# TASK GOAL:
Extract word for word the lines of the listing from its start to the line holding "const yTicksB = [2000, 2400, 2800, 3200];", both ends kept; pictures are not part of the copy.

# EXERCISE INPUT:
START
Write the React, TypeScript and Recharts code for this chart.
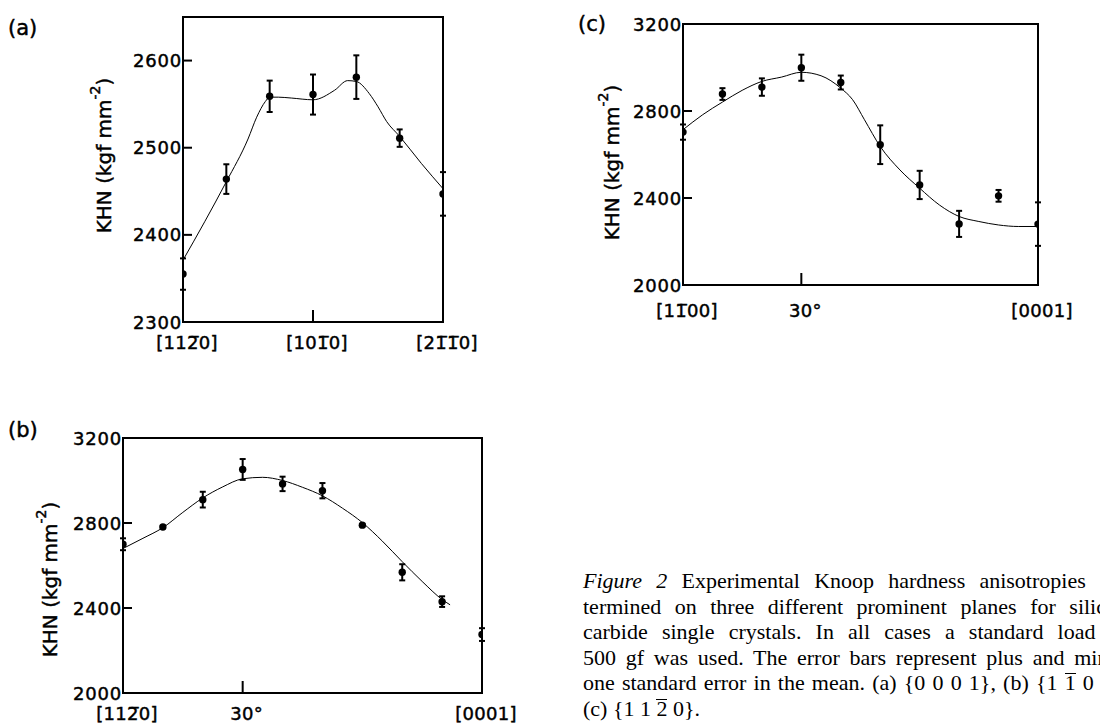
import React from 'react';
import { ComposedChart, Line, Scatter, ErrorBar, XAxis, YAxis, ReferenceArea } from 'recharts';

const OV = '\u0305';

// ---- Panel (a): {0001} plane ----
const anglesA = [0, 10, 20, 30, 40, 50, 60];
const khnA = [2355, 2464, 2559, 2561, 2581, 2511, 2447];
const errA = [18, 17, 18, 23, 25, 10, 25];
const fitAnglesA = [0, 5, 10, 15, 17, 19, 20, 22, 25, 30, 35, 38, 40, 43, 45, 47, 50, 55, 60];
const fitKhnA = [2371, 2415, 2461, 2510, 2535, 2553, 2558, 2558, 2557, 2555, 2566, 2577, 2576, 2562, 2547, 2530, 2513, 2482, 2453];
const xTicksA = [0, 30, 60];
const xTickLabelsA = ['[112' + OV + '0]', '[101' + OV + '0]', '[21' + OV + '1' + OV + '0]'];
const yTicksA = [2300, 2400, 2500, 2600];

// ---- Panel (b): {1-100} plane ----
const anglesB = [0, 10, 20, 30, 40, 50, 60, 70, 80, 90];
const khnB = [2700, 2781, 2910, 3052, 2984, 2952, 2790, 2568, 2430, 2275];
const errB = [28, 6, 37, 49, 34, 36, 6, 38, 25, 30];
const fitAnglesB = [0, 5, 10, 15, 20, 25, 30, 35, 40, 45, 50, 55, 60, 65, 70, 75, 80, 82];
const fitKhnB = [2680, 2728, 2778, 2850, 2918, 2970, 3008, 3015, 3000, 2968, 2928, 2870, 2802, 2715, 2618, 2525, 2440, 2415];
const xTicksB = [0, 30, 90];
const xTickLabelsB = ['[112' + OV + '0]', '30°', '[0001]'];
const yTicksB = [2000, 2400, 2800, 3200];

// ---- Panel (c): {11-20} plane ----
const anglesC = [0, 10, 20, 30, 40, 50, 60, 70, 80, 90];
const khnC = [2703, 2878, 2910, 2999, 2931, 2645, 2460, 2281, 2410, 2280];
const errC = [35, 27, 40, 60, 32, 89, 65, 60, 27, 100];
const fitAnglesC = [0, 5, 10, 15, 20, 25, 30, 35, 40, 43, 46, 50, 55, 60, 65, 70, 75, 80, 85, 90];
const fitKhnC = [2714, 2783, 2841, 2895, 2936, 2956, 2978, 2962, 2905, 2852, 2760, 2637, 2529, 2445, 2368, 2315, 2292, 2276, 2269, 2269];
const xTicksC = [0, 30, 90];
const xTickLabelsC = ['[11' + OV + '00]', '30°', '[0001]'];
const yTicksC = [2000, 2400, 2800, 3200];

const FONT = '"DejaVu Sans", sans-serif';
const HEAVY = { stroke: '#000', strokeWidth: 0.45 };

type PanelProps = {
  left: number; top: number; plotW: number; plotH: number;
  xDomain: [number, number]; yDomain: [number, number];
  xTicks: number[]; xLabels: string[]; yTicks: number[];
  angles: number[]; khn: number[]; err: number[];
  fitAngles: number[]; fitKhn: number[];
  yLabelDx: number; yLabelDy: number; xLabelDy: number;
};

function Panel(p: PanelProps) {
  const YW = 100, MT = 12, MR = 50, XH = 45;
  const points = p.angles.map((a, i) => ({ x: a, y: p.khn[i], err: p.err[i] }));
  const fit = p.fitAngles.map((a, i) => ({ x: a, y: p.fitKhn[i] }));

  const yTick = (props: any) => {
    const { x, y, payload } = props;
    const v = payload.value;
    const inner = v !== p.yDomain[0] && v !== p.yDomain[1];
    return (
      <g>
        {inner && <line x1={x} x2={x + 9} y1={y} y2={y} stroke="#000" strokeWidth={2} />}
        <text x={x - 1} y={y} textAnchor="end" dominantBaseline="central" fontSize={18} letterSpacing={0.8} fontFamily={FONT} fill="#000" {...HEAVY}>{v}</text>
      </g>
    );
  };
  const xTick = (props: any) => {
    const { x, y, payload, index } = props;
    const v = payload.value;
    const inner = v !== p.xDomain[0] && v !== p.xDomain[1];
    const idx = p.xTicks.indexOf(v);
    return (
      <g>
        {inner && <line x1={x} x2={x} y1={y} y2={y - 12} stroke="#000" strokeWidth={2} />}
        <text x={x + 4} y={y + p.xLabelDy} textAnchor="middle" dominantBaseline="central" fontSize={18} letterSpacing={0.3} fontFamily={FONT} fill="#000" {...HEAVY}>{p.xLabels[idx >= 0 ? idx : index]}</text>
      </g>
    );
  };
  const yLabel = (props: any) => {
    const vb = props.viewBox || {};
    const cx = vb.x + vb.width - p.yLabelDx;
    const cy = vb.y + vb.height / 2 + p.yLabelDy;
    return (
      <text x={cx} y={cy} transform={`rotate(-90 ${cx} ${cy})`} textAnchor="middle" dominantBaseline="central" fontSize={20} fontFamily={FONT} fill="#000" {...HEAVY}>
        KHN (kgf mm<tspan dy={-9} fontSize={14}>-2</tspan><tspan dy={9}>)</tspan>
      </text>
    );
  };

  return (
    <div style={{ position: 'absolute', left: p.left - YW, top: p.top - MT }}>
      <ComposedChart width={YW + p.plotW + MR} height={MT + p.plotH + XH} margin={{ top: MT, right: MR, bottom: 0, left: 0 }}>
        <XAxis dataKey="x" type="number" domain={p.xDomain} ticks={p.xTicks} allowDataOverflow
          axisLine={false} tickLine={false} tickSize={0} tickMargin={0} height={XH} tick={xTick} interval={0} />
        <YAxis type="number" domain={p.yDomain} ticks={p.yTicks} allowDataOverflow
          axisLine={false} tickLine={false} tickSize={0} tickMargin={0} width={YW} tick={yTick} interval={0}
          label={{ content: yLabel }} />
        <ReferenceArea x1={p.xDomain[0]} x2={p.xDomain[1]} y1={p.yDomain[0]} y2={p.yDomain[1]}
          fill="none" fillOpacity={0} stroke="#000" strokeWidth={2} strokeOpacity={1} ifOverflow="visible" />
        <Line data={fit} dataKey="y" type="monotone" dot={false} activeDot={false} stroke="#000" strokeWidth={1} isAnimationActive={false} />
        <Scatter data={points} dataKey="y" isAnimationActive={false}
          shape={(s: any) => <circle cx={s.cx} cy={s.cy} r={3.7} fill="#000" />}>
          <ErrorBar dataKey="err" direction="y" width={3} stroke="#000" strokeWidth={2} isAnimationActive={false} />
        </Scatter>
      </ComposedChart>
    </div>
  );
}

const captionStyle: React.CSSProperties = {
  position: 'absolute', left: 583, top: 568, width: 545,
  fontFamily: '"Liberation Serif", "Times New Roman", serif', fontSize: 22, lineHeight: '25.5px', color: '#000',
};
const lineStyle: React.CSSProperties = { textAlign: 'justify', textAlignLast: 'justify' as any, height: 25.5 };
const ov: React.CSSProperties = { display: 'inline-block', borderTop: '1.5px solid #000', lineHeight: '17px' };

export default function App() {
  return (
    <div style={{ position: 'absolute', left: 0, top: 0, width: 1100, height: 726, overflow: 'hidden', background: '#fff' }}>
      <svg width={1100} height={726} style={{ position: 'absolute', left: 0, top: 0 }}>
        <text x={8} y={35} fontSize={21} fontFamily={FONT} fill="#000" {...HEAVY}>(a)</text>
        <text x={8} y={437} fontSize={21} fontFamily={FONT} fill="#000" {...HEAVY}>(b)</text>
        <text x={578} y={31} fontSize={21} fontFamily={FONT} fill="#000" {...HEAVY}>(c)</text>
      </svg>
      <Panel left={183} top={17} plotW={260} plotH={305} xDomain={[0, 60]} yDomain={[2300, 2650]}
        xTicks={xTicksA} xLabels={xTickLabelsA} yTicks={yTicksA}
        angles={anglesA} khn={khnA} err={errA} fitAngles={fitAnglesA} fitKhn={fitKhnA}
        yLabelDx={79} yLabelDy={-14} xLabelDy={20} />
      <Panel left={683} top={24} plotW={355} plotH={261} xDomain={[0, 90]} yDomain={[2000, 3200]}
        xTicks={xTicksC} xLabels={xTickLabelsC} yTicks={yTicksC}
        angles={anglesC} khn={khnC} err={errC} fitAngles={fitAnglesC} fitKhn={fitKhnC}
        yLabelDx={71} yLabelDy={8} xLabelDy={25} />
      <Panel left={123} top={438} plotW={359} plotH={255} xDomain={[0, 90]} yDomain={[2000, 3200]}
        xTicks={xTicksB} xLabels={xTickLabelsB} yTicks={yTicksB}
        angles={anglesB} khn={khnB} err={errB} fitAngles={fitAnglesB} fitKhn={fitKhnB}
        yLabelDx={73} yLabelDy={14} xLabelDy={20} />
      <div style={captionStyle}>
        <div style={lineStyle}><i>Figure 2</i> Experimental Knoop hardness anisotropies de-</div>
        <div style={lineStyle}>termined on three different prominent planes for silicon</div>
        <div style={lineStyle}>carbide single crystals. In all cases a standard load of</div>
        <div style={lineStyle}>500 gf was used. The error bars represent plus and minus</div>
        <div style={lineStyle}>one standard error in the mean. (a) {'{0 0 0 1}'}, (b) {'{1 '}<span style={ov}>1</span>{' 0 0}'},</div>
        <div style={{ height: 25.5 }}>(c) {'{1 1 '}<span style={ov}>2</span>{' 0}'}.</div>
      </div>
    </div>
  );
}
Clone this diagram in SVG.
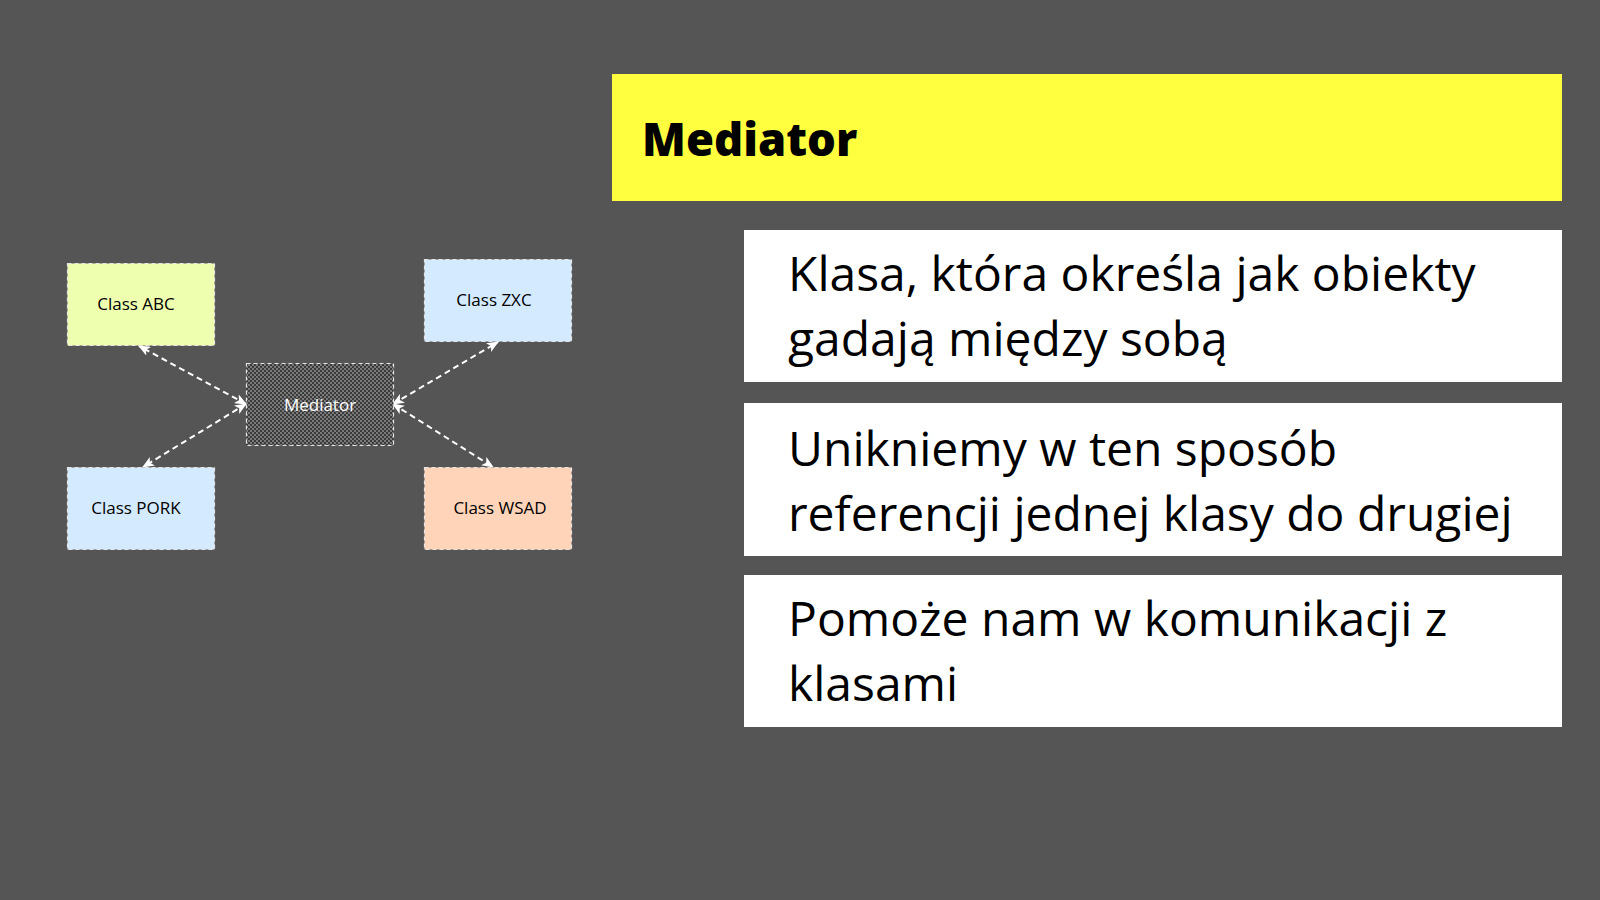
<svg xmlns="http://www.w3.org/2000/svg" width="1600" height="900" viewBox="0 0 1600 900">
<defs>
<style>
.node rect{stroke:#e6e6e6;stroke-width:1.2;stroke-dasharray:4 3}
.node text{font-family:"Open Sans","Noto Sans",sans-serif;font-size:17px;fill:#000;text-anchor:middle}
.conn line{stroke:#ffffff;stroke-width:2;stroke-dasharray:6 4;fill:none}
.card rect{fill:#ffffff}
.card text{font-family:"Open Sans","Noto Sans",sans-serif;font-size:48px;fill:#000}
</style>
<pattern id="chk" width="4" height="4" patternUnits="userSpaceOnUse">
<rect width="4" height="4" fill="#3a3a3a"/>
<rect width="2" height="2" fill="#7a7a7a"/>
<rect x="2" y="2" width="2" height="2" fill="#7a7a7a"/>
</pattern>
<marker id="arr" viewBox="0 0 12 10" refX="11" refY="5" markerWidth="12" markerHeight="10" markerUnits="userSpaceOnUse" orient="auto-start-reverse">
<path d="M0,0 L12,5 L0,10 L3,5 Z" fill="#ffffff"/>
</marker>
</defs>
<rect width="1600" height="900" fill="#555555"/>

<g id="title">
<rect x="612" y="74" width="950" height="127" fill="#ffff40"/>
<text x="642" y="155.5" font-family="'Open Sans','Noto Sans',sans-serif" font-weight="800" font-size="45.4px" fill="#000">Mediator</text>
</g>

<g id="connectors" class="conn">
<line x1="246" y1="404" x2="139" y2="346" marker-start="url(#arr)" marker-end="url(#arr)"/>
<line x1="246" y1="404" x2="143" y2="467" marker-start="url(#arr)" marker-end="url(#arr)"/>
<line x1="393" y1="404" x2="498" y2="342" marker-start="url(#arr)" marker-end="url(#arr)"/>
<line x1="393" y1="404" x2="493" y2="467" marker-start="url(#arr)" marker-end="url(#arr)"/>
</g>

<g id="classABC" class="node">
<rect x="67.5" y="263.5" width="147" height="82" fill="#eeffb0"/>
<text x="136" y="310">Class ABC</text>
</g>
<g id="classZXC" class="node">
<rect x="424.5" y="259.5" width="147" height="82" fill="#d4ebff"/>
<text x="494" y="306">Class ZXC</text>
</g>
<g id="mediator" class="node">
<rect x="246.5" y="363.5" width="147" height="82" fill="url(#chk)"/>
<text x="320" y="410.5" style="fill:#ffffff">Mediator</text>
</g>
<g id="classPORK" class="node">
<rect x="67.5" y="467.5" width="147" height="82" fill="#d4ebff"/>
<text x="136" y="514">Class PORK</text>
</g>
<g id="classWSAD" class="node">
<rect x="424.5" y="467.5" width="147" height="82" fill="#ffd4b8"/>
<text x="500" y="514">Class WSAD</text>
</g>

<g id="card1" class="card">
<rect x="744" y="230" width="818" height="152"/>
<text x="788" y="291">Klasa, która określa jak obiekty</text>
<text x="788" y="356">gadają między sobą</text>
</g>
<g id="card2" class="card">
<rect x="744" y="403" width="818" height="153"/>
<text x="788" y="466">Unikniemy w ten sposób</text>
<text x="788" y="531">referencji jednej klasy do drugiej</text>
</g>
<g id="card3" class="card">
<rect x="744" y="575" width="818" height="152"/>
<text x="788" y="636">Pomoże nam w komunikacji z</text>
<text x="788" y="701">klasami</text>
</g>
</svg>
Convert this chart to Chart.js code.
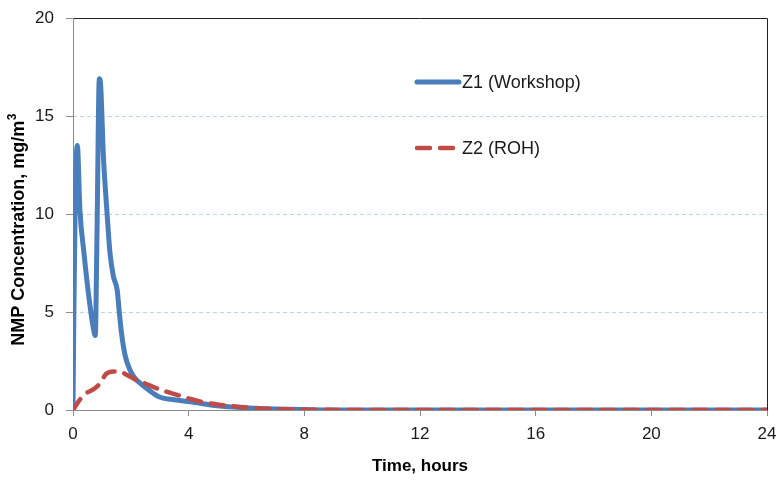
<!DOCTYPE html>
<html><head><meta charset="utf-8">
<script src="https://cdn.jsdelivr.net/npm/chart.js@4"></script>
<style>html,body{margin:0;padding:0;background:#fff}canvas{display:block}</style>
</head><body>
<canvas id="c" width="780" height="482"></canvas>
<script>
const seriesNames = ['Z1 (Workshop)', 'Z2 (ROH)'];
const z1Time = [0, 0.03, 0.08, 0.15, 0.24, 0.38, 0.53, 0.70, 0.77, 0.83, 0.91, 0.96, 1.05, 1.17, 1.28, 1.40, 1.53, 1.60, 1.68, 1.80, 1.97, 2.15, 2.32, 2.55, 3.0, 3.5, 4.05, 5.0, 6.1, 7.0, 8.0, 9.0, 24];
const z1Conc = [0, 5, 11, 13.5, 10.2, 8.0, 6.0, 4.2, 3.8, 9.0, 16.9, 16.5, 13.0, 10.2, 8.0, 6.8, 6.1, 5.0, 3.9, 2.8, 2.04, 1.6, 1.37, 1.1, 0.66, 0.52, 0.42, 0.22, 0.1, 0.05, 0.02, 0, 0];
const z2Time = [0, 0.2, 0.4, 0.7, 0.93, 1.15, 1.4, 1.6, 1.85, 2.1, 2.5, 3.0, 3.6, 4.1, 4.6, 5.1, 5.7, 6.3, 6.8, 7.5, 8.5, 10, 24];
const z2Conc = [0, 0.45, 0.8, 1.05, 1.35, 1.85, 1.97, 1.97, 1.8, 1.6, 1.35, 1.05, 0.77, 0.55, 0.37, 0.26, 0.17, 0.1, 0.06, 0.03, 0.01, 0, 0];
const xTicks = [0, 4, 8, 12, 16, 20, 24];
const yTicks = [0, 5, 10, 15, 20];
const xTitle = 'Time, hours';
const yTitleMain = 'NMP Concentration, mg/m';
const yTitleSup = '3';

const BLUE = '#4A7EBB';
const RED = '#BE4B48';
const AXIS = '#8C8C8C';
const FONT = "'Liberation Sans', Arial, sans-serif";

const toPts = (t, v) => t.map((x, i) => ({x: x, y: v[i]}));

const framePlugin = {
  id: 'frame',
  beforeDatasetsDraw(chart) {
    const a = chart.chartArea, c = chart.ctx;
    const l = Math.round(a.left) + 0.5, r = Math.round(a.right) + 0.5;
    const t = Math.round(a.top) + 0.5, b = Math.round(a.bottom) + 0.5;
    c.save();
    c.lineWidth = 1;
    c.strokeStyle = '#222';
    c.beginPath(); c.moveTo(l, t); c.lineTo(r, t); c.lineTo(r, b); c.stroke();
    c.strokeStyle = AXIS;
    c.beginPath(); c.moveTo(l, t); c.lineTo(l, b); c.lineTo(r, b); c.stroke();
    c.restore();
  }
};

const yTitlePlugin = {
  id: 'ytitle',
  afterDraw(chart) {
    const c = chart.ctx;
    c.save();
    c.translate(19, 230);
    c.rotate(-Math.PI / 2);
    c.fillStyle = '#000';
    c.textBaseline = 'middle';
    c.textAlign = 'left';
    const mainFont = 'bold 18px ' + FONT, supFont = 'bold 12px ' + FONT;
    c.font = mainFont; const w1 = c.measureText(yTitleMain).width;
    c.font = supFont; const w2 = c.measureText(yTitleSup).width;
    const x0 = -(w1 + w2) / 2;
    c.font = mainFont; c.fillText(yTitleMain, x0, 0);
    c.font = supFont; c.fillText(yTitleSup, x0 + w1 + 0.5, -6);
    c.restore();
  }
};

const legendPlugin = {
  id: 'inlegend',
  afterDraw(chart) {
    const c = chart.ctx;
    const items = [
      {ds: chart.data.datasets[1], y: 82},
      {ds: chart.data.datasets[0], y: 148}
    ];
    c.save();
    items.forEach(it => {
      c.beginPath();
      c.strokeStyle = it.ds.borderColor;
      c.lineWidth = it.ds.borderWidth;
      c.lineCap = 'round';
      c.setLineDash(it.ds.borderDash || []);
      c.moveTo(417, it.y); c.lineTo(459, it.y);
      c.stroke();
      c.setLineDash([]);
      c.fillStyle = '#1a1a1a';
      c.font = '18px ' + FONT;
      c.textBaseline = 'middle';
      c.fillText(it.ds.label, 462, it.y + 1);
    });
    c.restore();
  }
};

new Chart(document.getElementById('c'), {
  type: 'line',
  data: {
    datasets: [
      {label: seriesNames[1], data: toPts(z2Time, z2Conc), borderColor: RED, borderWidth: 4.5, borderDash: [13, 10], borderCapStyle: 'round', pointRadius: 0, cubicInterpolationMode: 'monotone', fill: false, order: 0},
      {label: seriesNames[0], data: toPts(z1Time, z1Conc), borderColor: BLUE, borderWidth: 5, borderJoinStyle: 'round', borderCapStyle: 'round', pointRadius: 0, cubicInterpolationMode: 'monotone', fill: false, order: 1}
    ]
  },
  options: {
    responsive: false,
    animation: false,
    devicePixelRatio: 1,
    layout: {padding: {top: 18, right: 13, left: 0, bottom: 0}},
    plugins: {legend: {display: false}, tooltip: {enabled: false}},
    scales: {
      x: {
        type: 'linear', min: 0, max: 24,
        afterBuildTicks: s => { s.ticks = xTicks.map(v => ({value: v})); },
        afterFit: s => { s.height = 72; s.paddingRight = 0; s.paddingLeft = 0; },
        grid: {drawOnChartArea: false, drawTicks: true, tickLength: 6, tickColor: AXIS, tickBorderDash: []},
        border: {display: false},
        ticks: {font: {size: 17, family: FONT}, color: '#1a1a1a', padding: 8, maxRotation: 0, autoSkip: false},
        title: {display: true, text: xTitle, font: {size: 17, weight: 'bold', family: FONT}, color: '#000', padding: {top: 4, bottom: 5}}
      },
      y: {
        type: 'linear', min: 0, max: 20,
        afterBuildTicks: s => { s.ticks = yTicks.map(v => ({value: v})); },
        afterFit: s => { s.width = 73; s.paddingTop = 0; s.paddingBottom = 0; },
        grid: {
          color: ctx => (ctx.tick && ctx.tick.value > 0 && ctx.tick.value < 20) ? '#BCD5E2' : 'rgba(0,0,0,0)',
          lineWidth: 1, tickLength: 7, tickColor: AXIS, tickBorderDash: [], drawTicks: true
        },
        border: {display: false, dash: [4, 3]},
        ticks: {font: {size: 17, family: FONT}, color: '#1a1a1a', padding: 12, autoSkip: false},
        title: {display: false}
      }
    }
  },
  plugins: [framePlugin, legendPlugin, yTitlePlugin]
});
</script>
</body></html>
END
# WRITTEN SOLUTION:
Write the React, TypeScript and Recharts code for this chart.
import React from 'react';
import { ComposedChart, Line, Scatter, ErrorBar, XAxis, YAxis, ReferenceArea } from 'recharts';

const OV = '\u0305';

// ---- Panel (a): {0001} plane ----
const anglesA = [0, 10, 20, 30, 40, 50, 60];
const khnA = [2355, 2464, 2559, 2561, 2581, 2511, 2447];
const errA = [18, 17, 18, 23, 25, 10, 25];
const fitAnglesA = [0, 5, 10, 15, 17, 19, 20, 22, 25, 30, 35, 38, 40, 43, 45, 47, 50, 55, 60];
const fitKhnA = [2371, 2415, 2461, 2510, 2535, 2553, 2558, 2558, 2557, 2555, 2566, 2577, 2576, 2562, 2547, 2530, 2513, 2482, 2453];
const xTicksA = [0, 30, 60];
const xTickLabelsA = ['[112' + OV + '0]', '[101' + OV + '0]', '[21' + OV + '1' + OV + '0]'];
const yTicksA = [2300, 2400, 2500, 2600];

// ---- Panel (b): {1-100} plane ----
const anglesB = [0, 10, 20, 30, 40, 50, 60, 70, 80, 90];
const khnB = [2700, 2781, 2910, 3052, 2984, 2952, 2790, 2568, 2430, 2275];
const errB = [28, 6, 37, 49, 34, 36, 6, 38, 25, 30];
const fitAnglesB = [0, 5, 10, 15, 20, 25, 30, 35, 40, 45, 50, 55, 60, 65, 70, 75, 80, 82];
const fitKhnB = [2680, 2728, 2778, 2850, 2918, 2970, 3008, 3015, 3000, 2968, 2928, 2870, 2802, 2715, 2618, 2525, 2440, 2415];
const xTicksB = [0, 30, 90];
const xTickLabelsB = ['[112' + OV + '0]', '30°', '[0001]'];
const yTicksB = [2000, 2400, 2800, 3200];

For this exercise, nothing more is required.